Of course, the Mariners may not end up signing Endy Chavez at all. Despite the fact that he played in 80 games last season when the team failed to procure actual outfield depth, Jack Z and crew have been doing things a bit differently than their font-size caricature from previous seasons, and it wouldn't be surprising to see the M's go in a completely different direction altogether. Remember--this was the front office that was supposed to be too inept to land Robinson Cano, that didn't know how to develop young talent, and was going to trade Felix because they were so lost in trying to build anything sustainable. Just because he's been there doesn't mean he will be again.

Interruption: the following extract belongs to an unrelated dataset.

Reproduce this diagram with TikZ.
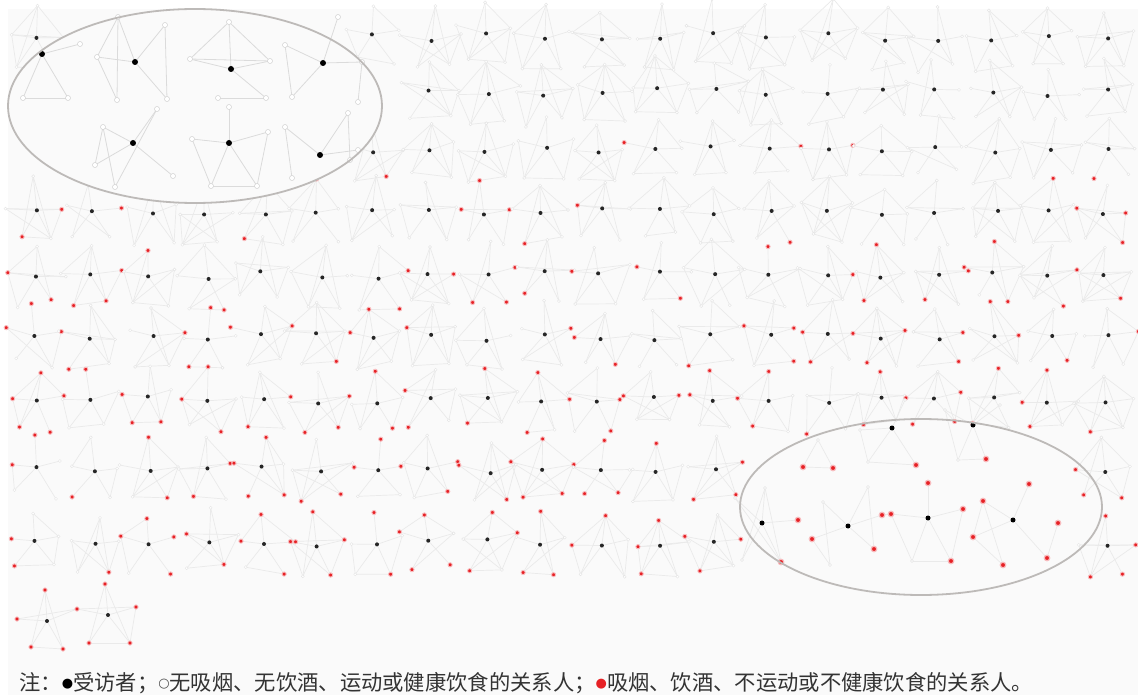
\documentclass[tikz,border=0pt]{standalone}
\usepackage{fontspec}
\newfontfamily\cjk{Noto Sans CJK SC}
\newfontfamily\sym{DejaVu Sans}
\definecolor{edgec}{HTML}{EAEAEA}
\definecolor{redn}{HTML}{E62125}
\definecolor{bgc}{HTML}{FAFAFA}
\definecolor{ringc}{HTML}{BDBAB8}
\definecolor{alterc}{HTML}{E4E4E4}
\newcommand\capdot[1]{\raisebox{2.5pt}{\sym\fontsize{13}{13}\selectfont #1}}
\tikzset{
  tie/.style={draw=edgec, line width=0.7pt},
  bigtie/.style={draw=black!14, line width=0.8pt},
  egonode/.style={circle, fill=black!85, inner sep=0pt, minimum size=4pt},
  rednode/.style={circle, fill=redn, draw=redn!30, line width=0.9pt, inner sep=0pt, minimum size=4.2pt},
  whitenode/.style={circle, draw=alterc, fill=white, line width=0.4pt, inner sep=0pt, minimum size=3pt},
  bigego/.style={circle, fill=black, inner sep=0pt, minimum size=6pt},
  bigred/.style={circle, fill=redn, draw=redn!30, line width=1.2pt, inner sep=0pt, minimum size=5.5pt},
  bigwhite/.style={circle, draw=black!18, fill=white, line width=0.5pt, inner sep=0pt, minimum size=5pt},
  ring/.style={draw=ringc, line width=1.8pt},
}
\begin{document}
\begin{tikzpicture}[x=1pt,y=-1pt]
\useasboundingbox (0,0) rectangle (1138,695);
\fill[white] (0,0) rectangle (1138,695);
\fill[bgc] (8,9) rectangle (1138,695);
\pgfmathsetseed{7}
% ---------- pass 1: positions and ties ----------
\foreach \Y/\pp [count=\rr] in {37/0,92/0,150/0.08,212/0.2,275/0.3,337/0.38,400/0.45,470/0.52,543/0.6}{
 \foreach \cc in {0,...,19}{
  \pgfmathsetmacro\ex{37+56.3*\cc+4*rand}
  \pgfmathsetmacro\ey{\Y+4*rand}
  \pgfmathtruncatemacro\inTL{((\ex-195)/187)^2+((\ey-106)/97)^2<1.08}
  \pgfmathtruncatemacro\inBR{((\ex-921)/181)^2+((\ey-507)/88)^2<1}
  \pgfmathtruncatemacro\skipme{\inTL+\inBR}
  \ifnum\skipme=0
   \expandafter\xdef\csname on\rr-\cc\endcsname{1}
   \coordinate (e\rr-\cc) at (\ex,\ey);
   \foreach \kk/\bx/\by in {1/0/-30,2/27/-4,3/18/27,4/-18/27,5/-27/-4}{
     \pgfmathsetmacro\ax{\ex+\bx+5*rand}
     \pgfmathsetmacro\ay{\ey+\by+5*rand}
     \coordinate (a\rr-\cc-\kk) at (\ax,\ay);
     \pgfmathtruncatemacro\isred{rnd<\pp}
     \expandafter\xdef\csname rf\rr-\cc-\kk\endcsname{\isred}
     \draw[tie] (e\rr-\cc) -- (a\rr-\cc-\kk);
   }
   \foreach \uu/\vv/\qq in {1/2/0.5,2/3/0.5,3/4/0.6,4/5/0.5,5/1/0.5,1/3/0.5,1/4/0.5,2/5/0.3,2/4/0.3,3/5/0.3}{
     \pgfmathtruncatemacro\ff{rnd<\qq}
     \ifnum\ff=1 \draw[tie] (a\rr-\cc-\uu) -- (a\rr-\cc-\vv);\fi
   }
  \else
   \expandafter\xdef\csname on\rr-\cc\endcsname{0}
  \fi
 }
}
% last row: two networks, all alters red
\foreach \nm/\px/\py in {z1/47/621,z1a/45/590,z1b/77/609,z1c/63/649,z1d/31/647,z1e/17/619,
  z2/108/615,z2a/105/584,z2b/136/607,z2c/130/643,z2d/89/643}{\coordinate (\nm) at (\px,\py);}
\foreach \s/\t in {z1/z1a,z1/z1b,z1/z1c,z1/z1d,z1/z1e,z1e/z1b,z1a/z1c,z1d/z1c,z1a/z1d,
  z2/z2a,z2/z2b,z2/z2c,z2/z2d,z2/z1b,z2a/z2d,z2a/z2c,z2d/z2c,z1b/z2b,z2b/z2c}{\draw[tie] (\s) -- (\t);}
% ---------- pass 2: nodes ----------
\foreach \rr in {1,...,9}{\foreach \cc in {0,...,19}{
  \expandafter\ifnum\csname on\rr-\cc\endcsname=1
   \foreach \kk in {1,...,5}{
     \expandafter\ifnum\csname rf\rr-\cc-\kk\endcsname=1
       \node[rednode] (n\rr-\cc-\kk) at (a\rr-\cc-\kk) {};
     \else
       \node[whitenode] (n\rr-\cc-\kk) at (a\rr-\cc-\kk) {};
     \fi}
   \node[egonode] (ego\rr-\cc) at (e\rr-\cc) {};
  \fi}}
\foreach \nm in {z1a,z1b,z1c,z1d,z1e,z2a,z2b,z2c,z2d}{\node[rednode] (m\nm) at (\nm) {};}
\node[egonode] (mz1) at (z1) {};
\node[egonode] (mz2) at (z2) {};
% ---------- top-left magnified ellipse ----------
\fill[bgc] (195,106) ellipse [x radius=187, y radius=97];
\foreach \nm/\px/\py in {
  t1/42/54,t1a/80/44,t1b/23/98,t1c/68/98,
  t2/135/62,t2a/97/57,t2b/118/17,t2c/165/25,t2d/117/100,t2e/167/99,
  t3/231/69,t3a/229/22,t3b/190/59,t3c/270/61,t3d/218/98,t3e/266/98,
  t4/323/63,t4a/285/45,t4b/338/17,t4c/292/97,t4d/358/102,t4e/362/62,
  t5/133/143,t5a/157/109,t5b/103/127,t5c/95/165,t5d/115/187,t5e/173/176,
  t6/229/143,t6a/229/107,t6b/192/139,t6c/268/132,t6d/211/186,t6e/257/186,
  t7/320/155,t7a/285/127,t7b/348/113,t7c/358/150,t7d/292/178,t7e/350/160}{\coordinate (\nm) at (\px,\py);}
\foreach \s/\t in {t1/t1a,t1/t1b,t1/t1c,t1b/t1c,
  t2/t2a,t2/t2b,t2/t2c,t2/t2e,t2a/t2d,t2b/t2d,t2c/t2e,t2a/t2b,
  t3/t3a,t3/t3b,t3/t3c,t3/t3e,t3b/t3a,t3a/t3c,t3b/t3c,t3d/t3e,
  t4/t4a,t4/t4b,t4/t4c,t4/t4e,t4a/t4c,t4d/t4e,
  t5/t5a,t5/t5b,t5/t5c,t5/t5e,t5b/t5d,t5a/t5d,t5b/t5c,
  t6/t6a,t6/t6b,t6/t6c,t6/t6d,t6/t6e,t6d/t6e,t6b/t6d,t6c/t6e,
  t7/t7a,t7/t7b,t7/t7c,t7a/t7d,t7b/t7e}{\draw[bigtie] (\s) -- (\t);}
\foreach \nm in {t1a,t1b,t1c,t2a,t2b,t2c,t2d,t2e,t3a,t3b,t3c,t3d,t3e,t4a,t4b,t4c,t4d,t4e,
  t5a,t5b,t5c,t5d,t5e,t6a,t6b,t6c,t6d,t6e,t7a,t7b,t7c,t7d,t7e}{\node[bigwhite] (w\nm) at (\nm) {};}
\foreach \nm in {t1,t2,t3,t4,t5,t6,t7}{\node[bigego] (b\nm) at (\nm) {};}
\draw[ring] (195,106) ellipse [x radius=187, y radius=97];
% ---------- bottom-right highlighted ellipse ----------
\foreach \nm/\px/\py in {
  u1/762/523,u1a/765/488,u1b/798/520,u1c/781/562,u1d/742/560,u1e/735/498,
  u2/848/526,u2a/868/487,u2b/823/502,u2c/812/539,u2d/830/565,u2e/882/515,u2f/874/549,
  u3/928/518,u3a/928/483,u3b/891/514,u3c/963/509,u3d/951/561,u3e/912/561,
  u4/1013/520,u4a/1029/484,u4b/983/501,u4c/973/537,u4d/1003/565,u4e/1047/558,u4f/1058/523,
  u5/892/428,u5a/916/465,u5b/868/462,u5c/860/430,u5d/905/400,
  u6/973/425,u6a/986/459,u6b/958/460,u6c/1000/405,u6d/945/410,
  u7/818/440,u7a/803/467,u7b/833/468}{\coordinate (\nm) at (\px,\py);}
\foreach \s/\t in {u1/u1a,u1/u1b,u1/u1c,u1/u1d,u1/u1e,u1a/u1c,u1e/u1c,u1a/u1d,
  u2/u2c,u2/u2e,u2/u2f,u2/u2a,u2/u2b,u2b/u2d,u2a/u2f,u2c/u2d,
  u3/u3a,u3/u3b,u3/u3c,u3/u3d,u3/u3e,u3b/u3e,u3e/u3d,u3c/u3d,u3b/u2e,
  u4/u4a,u4/u4c,u4/u4e,u4/u4b,u4b/u4d,u4b/u4c,u4c/u4d,u4f/u4e,
  u5/u5a,u5/u5b,u5/u5c,u5/u5d,u5b/u5a,u5c/u5b,
  u6/u6a,u6/u6b,u6/u6c,u6/u6d,u6b/u6a,u6d/u6b,
  u7/u7a,u7/u7b,u7a/u7b}{\draw[tie] (\s) -- (\t);}
\foreach \nm in {u1a,u1d,u1e,u2a,u2b,u2d,u3e,u5b,u5c,u5d,u6b,u6c,u6d,u7}{\node[whitenode] (w\nm) at (\nm) {};}
\foreach \nm in {u1b,u1c,u2c,u2e,u2f,u3a,u3b,u3c,u3d,u4a,u4b,u4c,u4d,u4e,u4f,u5a,u6a,u7a,u7b}{\node[bigred] (r\nm) at (\nm) {};}
\foreach \nm in {u1,u2,u3,u4,u5,u6}{\node[bigego, minimum size=5pt] (b\nm) at (\nm) {};}
\draw[ring] (921,507) ellipse [x radius=181, y radius=88];
% ---------- caption ----------
\node[anchor=west, inner sep=0pt, text=black!80] (cap) at (19,683)
  {\fontsize{21.3}{21.3}\selectfont\cjk 注：\capdot{\color{black}●}受访者；\capdot{\color{black!70}○}无吸烟、无饮酒、运动或健康饮食的关系人；\capdot{\color{redn}●}吸烟、饮酒、不运动或不健康饮食的关系人。};
\end{tikzpicture}
\end{document}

At the end of the day, we're talking about a minor league deal with a team that actually has eight outfielders on their 40-man, seven of whom would realistically see playing time before an Endy Chavez callup. Many of us have a soft spot in our hearts for the guy, but it's pretty clear that he's 36 years old with a defensive liability and no power. While he admittedly performed without disaster last season, the Mariners didn't choose to stick with him after the trade deadline, knowing full well that Endy is a walking band-aid that doesn't rip as easily as the cheap store-brand ones.
And yet, that worry is there--that lingering cough that manifests itself in Lloyd's noted admiration ("Endy is a pro. You can talk about all of the sabermetric stuff and WAR stuff. Endy Chavez is a baseball player through and through. He gets it done.") and the club's fear of losing a contract before the June 1st minor-league opt-out date. Endy Chavez signing a minor-league deal with the M's has started to feel like something of a yearly tradition, and while it doesn't mean he would ever make it up to the majors, the fear sits there, eating away toward what seems like only the inevitable.
So is Endy Chavez going to be a part of the Seattle Mariners organization in 2015? We don't know, and like a visit to the doctor awaiting test results, all we have are a few symptoms that could really be anything. Don't self diagnose. It's no use getting worked up about it, but then again, I'm the one that just wrote 1,100 words about Endy Chavez in January, so I can't really talk.